Description
Context
mbedtls_ssl_conf_own_cert()
takes a PK context as argument containing a private key (as well as another argument containing the associated certificate). This key must allow the algorithm that will be used for signing the key exchange. There are subtleties with respect to which algorithm will be used for signing — this is not determined solely by the key type and the certificate, but also by details of the private key object. In a TLS server (we don't consider client signatures here):
- For ECDSA, there are two signature algorithms: deterministic or randomized. With legacy crypto, the PK module picks deterministic ECDSA if it's enabled at compile time and randomized ECDSA otherwise. With a PSA key, PK tries deterministic and falls back to randomized.
- For RSA keys, there are two signature algorithms. TLS 1.2 uses PKCS#1v1.5, and TLS 1.3 uses PSS. In Mbed TLS 3.6, the TLS code uses
mbedtls_pk_can_do_ext()
to determine whether the PK object can do the algorithm that is required by the protocol, then callsmbedtls_pk_sign_ext()
to sign with the selected algorithm. If the PK object is backed by a PSA key, this key's policy needs to allow the algorithm(s) allowed bymbedtls_pk_can_do_ext()
. If the PK object wraps anmbedtls_rsa_context
,mbedtls_pk_sign_ext()
just “cheats” to use whatever signature algorithm it wants.
In TF-PSA-Crypto 1.x, PK will change to always wrap a PSA key instead of sometimes wrapping a built-in context (in particular, after parsing a key with mbedtls_pk_parse_key()
). Before TF-PSA-Crypto 1.0, we want to plan ahead and make sure that when we switch to full PSA, this will not break application workflows that load an RSA key and then want to use it in TLS.
See the TF-PSA-Crypto 1.0 PK specification for more background, currently the section “RSA in TLS” in Mbed-TLS/TF-PSA-Crypto#203.
Goal
The goal of this issue is to add unit tests for mbedtls_ssl_conf_own_cert()
, covering the various ways in which a private key can be constructed and the policies that it can have. Note that we only care about construction methods (e.g. direct parsing vs wrapping a PSA object) and policies (on the PSA key, and on PK if relevant). We don't care about the key itself, it's fine to hard-code a single RSA key (no need to e.g. test different sizes), and it's fine to hard-code a single ECC key (no need to e.g. test different curves). Variations on the certificate are also out of scope here.
The test must try both TLS 1.2 and TLS 1.3. (It doesn't actually matter for ECDSA, but it very much does for RSA.)

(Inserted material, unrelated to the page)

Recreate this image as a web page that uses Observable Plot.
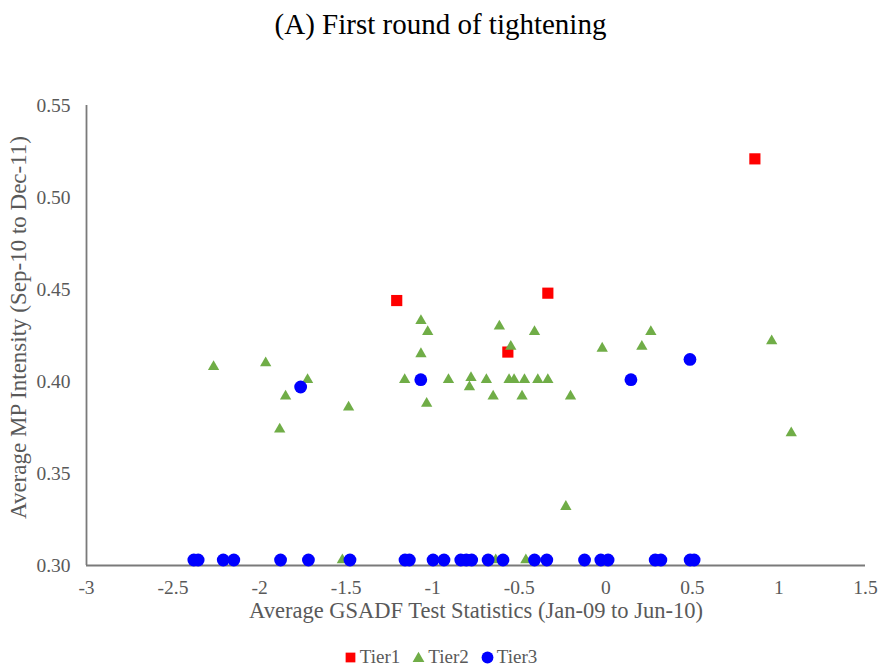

There must be both positive and negative tests. Positive tests must ensure that the handshake completes successfully, and negative tests must ensure that the handshake fails due to the server not finding a matching signature algorithm. If the server thinks that the key is suitable, but then it fails to make the signature, this should result in a test failure, because it indicates something wrong in the library design. (If we discover such cases when writing the tests, we should probably file a bug.)
Notes
There is code to construct PK objects in various ways in test_suite_pk
that could be moved to the framework, or adapted.
The tests are needed to validate the design of the new PK in TLS 1.0. It would make sense to backport them to 3.6, but that's not required.